It was one of many Saturday errands. My teenage girls and I pulled into the Goodwill donation line behind a couple in their late 50s who were making half a dozen trips between their van and the doors with what looked like the leftovers from an estate sale. Impatient, I climbed out of my car to carry my bags to the door just as I saw the man in front of me lift an Underwood #5 typewriter out of his van to give away. A gasp of excitement and panic filled my car as my typewriter-obsessed daughters squealed, “Mom, ASK HIM FOR THAT TYPEWRITER!”
Though I am impatient, I am not usually quick to speak. This is both a blessing and a curse. There was a split second of opportunity before this rare treasure was lost to us.
I suspect the world can be split into two groups of people – those who speak up too quickly and those who wait too long to speak up. This becomes a real business problem when those two types of people are in meetings together trying to work through strategic and tactical issues and opportunities. The leader that forces the meeting forward at the cost of creating space for silence and reflection loses more than ideas and insights from the quieter team members.
Hurried dialog in meetings weakens engagement and results in meetings that stay tactical, functional, and shallow. Those meetings are a waste of time.
If you’ve done the work of assembling a bright and diverse team, then even more important than running an efficient meeting is the ability to create space for the team to engage in bold, uncomfortable, or inconvenient dialogs–which are exactly the kinds of conversations we should have in meetings. These dialogs require courage and thoughtfulness, which may begin with a silent pause. Silence is exceedingly rare and profoundly valuable in meetings.

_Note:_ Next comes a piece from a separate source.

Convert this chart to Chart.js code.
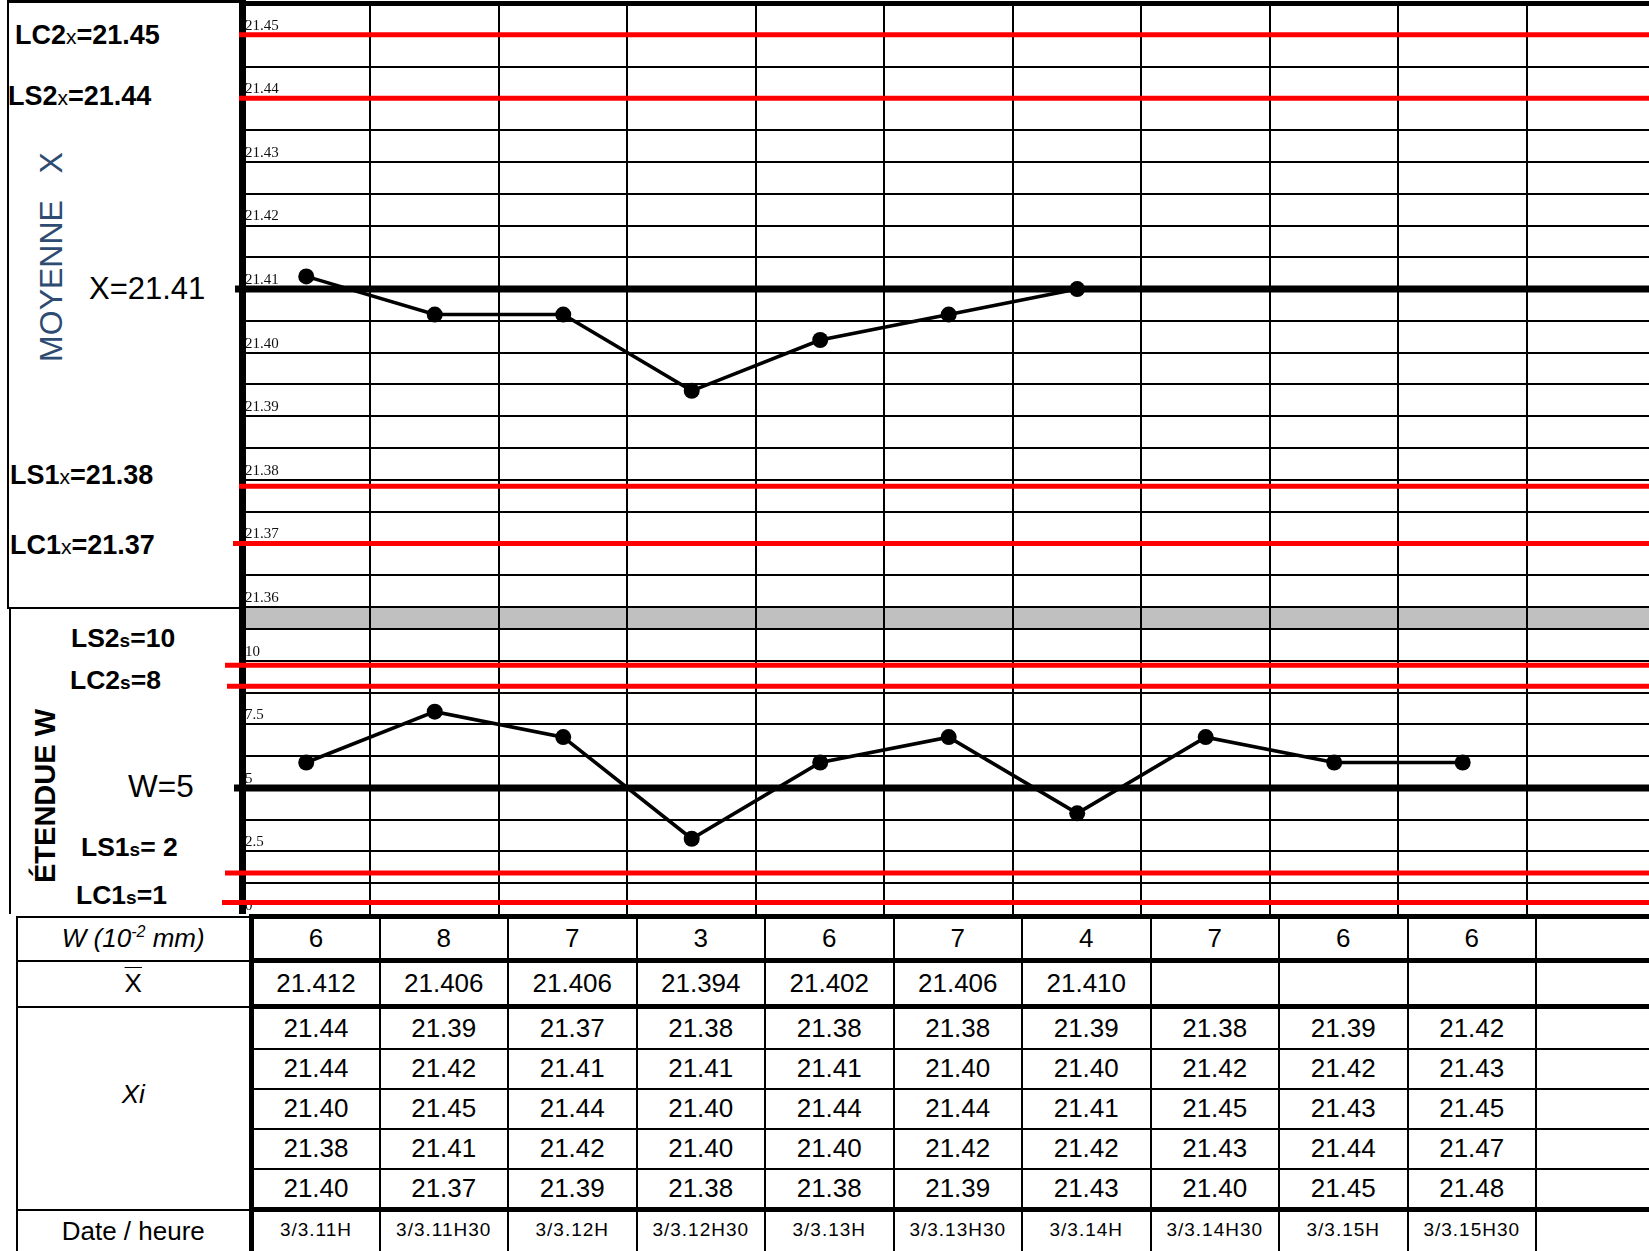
<!DOCTYPE html>
<html>
<head>
<meta charset="utf-8">
<script src="https://cdn.jsdelivr.net/npm/chart.js@4.4.1/dist/chart.umd.min.js"></script>
<style>
html,body{margin:0;padding:0;background:#fff;}
body{width:1649px;height:1251px;position:relative;overflow:hidden;font-family:"Liberation Sans",Arial,sans-serif;color:#000;}
#cx{position:absolute;left:0;top:-9px;z-index:2;}
#cw{position:absolute;left:0;top:595px;z-index:1;}
.box{position:absolute;box-sizing:border-box;}
.lbl{position:absolute;white-space:pre;line-height:1;}
.bx{font-weight:bold;font-size:27px;}
.bx .sub{font-weight:normal;font-size:21px;}
.bs{font-weight:bold;font-size:26.5px;}
.bs .sub{font-weight:bold;font-size:19px;}
.rg{font-size:31px;}
.rot{position:absolute;white-space:pre;line-height:1;transform:translate(-50%,-50%) rotate(-90deg);}
#tbl{position:absolute;left:16px;top:914px;border-collapse:collapse;table-layout:fixed;width:1648px;z-index:3;background:#fff;}
#tbl td,#tbl th{padding:0;text-align:center;vertical-align:middle;font-weight:normal;font-size:26px;border:2px solid #000;white-space:nowrap;overflow:hidden;}
#tbl th{border-right:5px solid #000;}
#tbl col.c0{width:234px;}
#tbl col.cd{width:128.5px;}
#tbl col.ce{width:130px;}
#tbl tr.r-w td{border-top:5px solid #000;border-bottom:5px solid #000;}
#tbl tr.r-m td{border-bottom:5px solid #000;}
#tbl tr.r-x4 td{border-bottom:5px solid #000;}
#tbl tr.r-w{height:44px;}
#tbl tr.r-m{height:46px;}
#tbl tr.r-x0{height:42px;}
#tbl tr.r-x1,#tbl tr.r-x2,#tbl tr.r-x3{height:40px;}
#tbl tr.r-x4{height:41px;}
#tbl tr.r-d{height:46px;}
#tbl tr.r-d td{vertical-align:top;font-size:19px;letter-spacing:1px;padding-top:7px;}
#tbl tr.r-d th{vertical-align:top;padding-top:5px;}
#tbl th.wl{font-style:italic;}
#tbl th.wl sup{font-size:16px;}
#tbl th.xi{padding-bottom:28px;font-style:italic;}
.ovl{text-decoration:overline;text-decoration-thickness:1px;}
</style>
</head>
<body>
<canvas id="cx" width="1649" height="628"></canvas>
<canvas id="cw" width="1649" height="332"></canvas>

<div class="box" style="left:7px;top:0;width:236px;height:609px;border-left:2px solid #000;border-top:3px solid #000;border-bottom:2px solid #000;"></div>
<div class="box" style="left:9px;top:608px;width:234px;height:306px;border-left:2px solid #000;"></div>

<div class="lbl bx" style="left:15px;top:22px">LC2<span class="sub">x</span>=21.45</div>
<div class="lbl bx" style="left:8px;top:83px">LS2<span class="sub">x</span>=21.44</div>
<div class="rot" style="left:51px;top:257px;color:#2E4B72;font-size:32px">MOYENNE   X</div>
<div class="lbl rg" style="left:89px;top:273px">X=21.41</div>
<div class="lbl bx" style="left:10px;top:462px">LS1<span class="sub">x</span>=21.38</div>
<div class="lbl bx" style="left:10px;top:532px">LC1<span class="sub">x</span>=21.37</div>

<div class="lbl bs" style="left:71px;top:625px">LS2<span class="sub">s</span>=10</div>
<div class="lbl bs" style="left:70px;top:667px">LC2<span class="sub">s</span>=8</div>
<div class="rot" style="left:45px;top:796px;font-weight:bold;font-size:29px">ÉTENDUE W</div>
<div class="lbl rg" style="left:128px;top:771px;font-size:31.5px">W=5</div>
<div class="lbl bs" style="left:81px;top:834px">LS1<span class="sub">s</span>= 2</div>
<div class="lbl bs" style="left:76px;top:882px">LC1<span class="sub">s</span>=1</div>

<table id="tbl"></table>

<script>
// ---------- data ----------
const sampleTimes = ['3/3.11H','3/3.11H30','3/3.12H','3/3.12H30','3/3.13H','3/3.13H30','3/3.14H','3/3.14H30','3/3.15H','3/3.15H30'];
const rangeW = [6, 8, 7, 3, 6, 7, 4, 7, 6, 6];
const meanX = [21.412, 21.406, 21.406, 21.394, 21.402, 21.406, 21.410];
const xi1 = [21.44, 21.39, 21.37, 21.38, 21.38, 21.38, 21.39, 21.38, 21.39, 21.42];
const xi2 = [21.44, 21.42, 21.41, 21.41, 21.41, 21.40, 21.40, 21.42, 21.42, 21.43];
const xi3 = [21.40, 21.45, 21.44, 21.40, 21.44, 21.44, 21.41, 21.45, 21.43, 21.45];
const xi4 = [21.38, 21.41, 21.42, 21.40, 21.40, 21.42, 21.42, 21.43, 21.44, 21.47];
const xi5 = [21.40, 21.37, 21.39, 21.38, 21.38, 21.39, 21.43, 21.40, 21.45, 21.48];
// control limits as drawn (LC2, LS2, LS1, LC1) and centre lines
const xLimits = [21.45, 21.44, 21.379, 21.37];
const xCentre = 21.41;
const wLimits = [9.83, 9.0, 1.65, 0.49];
const wCentre = 5;
// axis ranges / tick steps
const xAxisMin = 21.36, xAxisMax = 21.455, xAxisStep = 0.005;
const wAxisMin = 0, wAxisMax = 12.12, wAxisStep = 1.25, wBandFrom = 11.25;
const colSpan = 10.95;

// ---------- helpers ----------
const RED = '#FF0000';
function refLine(value, color, width, lead) {
  return {
    type: 'line',
    data: [{x: -1, y: value}, {x: colSpan + 1, y: value}],
    borderColor: color, borderWidth: width, pointRadius: 0, pointHoverRadius: 0,
    fill: false, tension: 0, order: 2,
    clip: {left: lead, right: 0, top: 10, bottom: 10}
  };
}
function series(values) {
  return {
    type: 'line',
    data: values.map((v, i) => ({x: i + 0.5, y: v})),
    borderColor: '#000', borderWidth: 3.6, tension: 0, fill: false,
    pointRadius: 8, pointHoverRadius: 8, pointBackgroundColor: '#000',
    pointBorderColor: '#000', pointBorderWidth: 0, order: 0, clip: 12
  };
}
function xScale() {
  return {
    type: 'linear', min: 0, max: colSpan,
    afterFit: s => { s.height = 0; },
    ticks: {display: false, stepSize: 1, includeBounds: false},
    grid: {
      drawTicks: false, lineWidth: 2,
      color: c => (c.tick && Math.abs(c.tick.value - Math.round(c.tick.value)) < 1e-9) ? '#000' : 'rgba(0,0,0,0)'
    },
    border: {display: false}
  };
}
const bandPlugin = {
  id: 'band',
  beforeDraw(chart, args, opts) {
    if (opts.from === undefined) return;
    const {ctx, chartArea, scales} = chart;
    const yb = scales.y.getPixelForValue(opts.from);
    ctx.save();
    ctx.fillStyle = opts.color || '#C0C0C0';
    ctx.fillRect(chartArea.left, chartArea.top, chartArea.right - chartArea.left, yb - chartArea.top);
    ctx.restore();
  }
};

const tickFont = {family: '"Liberation Serif", "Times New Roman", serif', size: 15};

// ---------- upper chart : moyenne X ----------
new Chart(document.getElementById('cx'), {
  type: 'line',
  data: {
    datasets: [
      series(meanX),
      refLine(xLimits[0], RED, 5, 3),
      refLine(xLimits[1], RED, 5, 3),
      refLine(xLimits[2], RED, 5, 3),
      refLine(xLimits[3], RED, 5, 9),
      refLine(xCentre, '#000', 7, 7)
    ]
  },
  options: {
    responsive: false, animation: false, events: [],
    layout: {autoPadding: false, padding: {left: 242, top: 12, right: 0, bottom: 12}},
    plugins: {legend: {display: false}, tooltip: {enabled: false}},
    scales: {
      x: xScale(),
      y: {
        type: 'linear', min: xAxisMin, max: xAxisMax,
        afterFit: s => { s.width = 0; },
        ticks: {
          stepSize: xAxisStep, mirror: true, padding: 3, labelOffset: -9, autoSkip: false,
          font: tickFont, color: '#111',
          callback: v => (Math.round(v * 1000) % 10 === 0) ? v.toFixed(2) : ''
        },
        grid: {
          drawTicks: false, color: '#000',
          lineWidth: c => (c.tick && Math.abs(c.tick.value - xAxisMax) < 1e-9) ? 5 : 2
        },
        border: {display: true, color: '#000', width: 7}
      }
    }
  }
});

// ---------- lower chart : étendue W ----------
new Chart(document.getElementById('cw'), {
  type: 'line',
  data: {
    datasets: [
      series(rangeW),
      refLine(wLimits[0], RED, 5, 17),
      refLine(wLimits[1], RED, 5, 15),
      refLine(wLimits[2], RED, 5, 17),
      refLine(wLimits[3], RED, 5, 20),
      refLine(wCentre, '#000', 7, 8)
    ]
  },
  plugins: [bandPlugin],
  options: {
    responsive: false, animation: false, events: [],
    layout: {autoPadding: false, padding: {left: 242, top: 12, right: 0, bottom: 12}},
    plugins: {legend: {display: false}, tooltip: {enabled: false}, band: {from: wBandFrom, color: '#C0C0C0'}},
    scales: {
      x: xScale(),
      y: {
        type: 'linear', min: wAxisMin, max: wAxisMax,
        afterFit: s => { s.width = 0; },
        ticks: {
          stepSize: wAxisStep, mirror: true, padding: 3, labelOffset: -9, autoSkip: false, includeBounds: false,
          font: tickFont, color: '#111',
          callback: v => (Math.round(v * 100) % 250 === 0) ? String(v) : ''
        },
        grid: {drawTicks: false, color: '#000', lineWidth: 2},
        border: {display: true, color: '#000', width: 7}
      }
    }
  }
});

// ---------- table ----------
(function buildTable() {
  const N = sampleTimes.length;
  const cell = v => `<td>${v}</td>`;
  const padRow = arr => { const a = arr.slice(); while (a.length < N) a.push(''); return a; };
  let h = '<colgroup><col class="c0">' + '<col class="cd">'.repeat(N) + '<col class="ce"></colgroup>';
  h += '<tr class="r-w"><th class="wl">W (10<sup>-2</sup> mm)</th>' + rangeW.map(cell).join('') + '<td></td></tr>';
  h += '<tr class="r-m"><th><span class="ovl">X</span></th>' + padRow(meanX.map(v => v.toFixed(3))).map(cell).join('') + '<td></td></tr>';
  const xiRows = [xi1, xi2, xi3, xi4, xi5];
  xiRows.forEach((row, r) => {
    h += `<tr class="r-x r-x${r}">` + (r === 0 ? '<th rowspan="5" class="xi">Xi</th>' : '') +
         row.map(v => v.toFixed(2)).map(cell).join('') + '<td></td></tr>';
  });
  h += '<tr class="r-d"><th>Date / heure</th>' + sampleTimes.map(cell).join('') + '<td></td></tr>';
  document.getElementById('tbl').innerHTML = h;
})();
</script>
</body>
</html>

I’ve seen silence become the team signal to shut down the conversation and wait for the leader to take over. I’ve also seen silence become the force that opens the door to a powerful conversation that takes the team’s connection and work to a higher level. It honestly all comes down to the leader’s ability to handle the silence wisely.
Here are 6 ways to leverage silence in meetings so your team has more powerful and transformational conversations:
1. Reject the scarcity mindset when it comes to time.
Countless times I’ve watched people look at the clock as a meeting is winding down and decide that bringing up a sticky topic would take too much time, so they stay quiet. I’d challenge you, even at the cost of your agenda, notice when this is happening, draw out those topics early, and give them the time they deserve. The truth is you will spend the time dealing with it now or you will spend the time dealing with it later.
2. Use meetings for strategic conversations that can only happen face-to-face.
People don’t hate meetings. They hate boring meetings that waste their time. Talk about important and interesting topics to which your team can contribute. By definition, strategic conversations aren’t always linear and the answers aren’t easy or clear. Use intentional pauses as a tool to allow quieter people to reflect so they can gather their thoughts and share them without verbally shoving others out of the way.
3. Ask questions to which you genuinely don’t know the answer.
Teams quickly pick up on the signal that you’re asking a question to test them rather than asking out of authentic curiosity. There may be a pause as your folks are trying to read you to figure out why you are asking the question.
4. Stop talking.
When you ask a question, then almost immediately answer it, you train your people to just wait for you to fill the silence. They’ll disengage. Ask questions, then stop talking and let the silence signal that you really want to hear from them.
5. Be willing to have your mind changed.
I was talking with a team member about why folks on her team didn’t speak up faster. I thought it was because the leader often jumped in with answers. “No,” she said. “We know he’s already made up his mind, so there’s no reason to prolong the conversation.” Yikes.
6. Invite input from your quietest people, and then count to 37.
Thirty-seven seconds is a long time. You probably won’t need all of it, but be willing to wait it out. Adults in group settings tend to need an average of 37 seconds to process a question before answering. When I’m not getting a response, I tell groups this fact and then smile while I count to 37 quietly. I tell my quicker processing folks to wait, then create space for the insights of those who need a few extra seconds to reflect and gather their thoughts. Trust me, it’s worth the wait and it’s good for the whole team.
As a person who is slower to speak, I’ve missed opportunities. I’ve felt devalued and I’ve allowed my voice to be silenced when I should’ve spoken up. But it’s my responsibility to speak up. High functioning teams create the space and even the occasional awkward silence for everyone’s voice to be heard. That’s one thing I’ve loved about being part of the Kairos team.
I found my voice in the Goodwill donation line just in time. The surprised man gave me a really weird look when I asked for his typewriter, but he happily handed it to me as my girls celebrated and immediately posted pictures of it on Instagram. Actually I posted pictures of it too. Every time I look at it, it’s a reminder for me, as a person who tends to be slow to speak up, to make the most of important opportunities, even when I don’t have 37 seconds.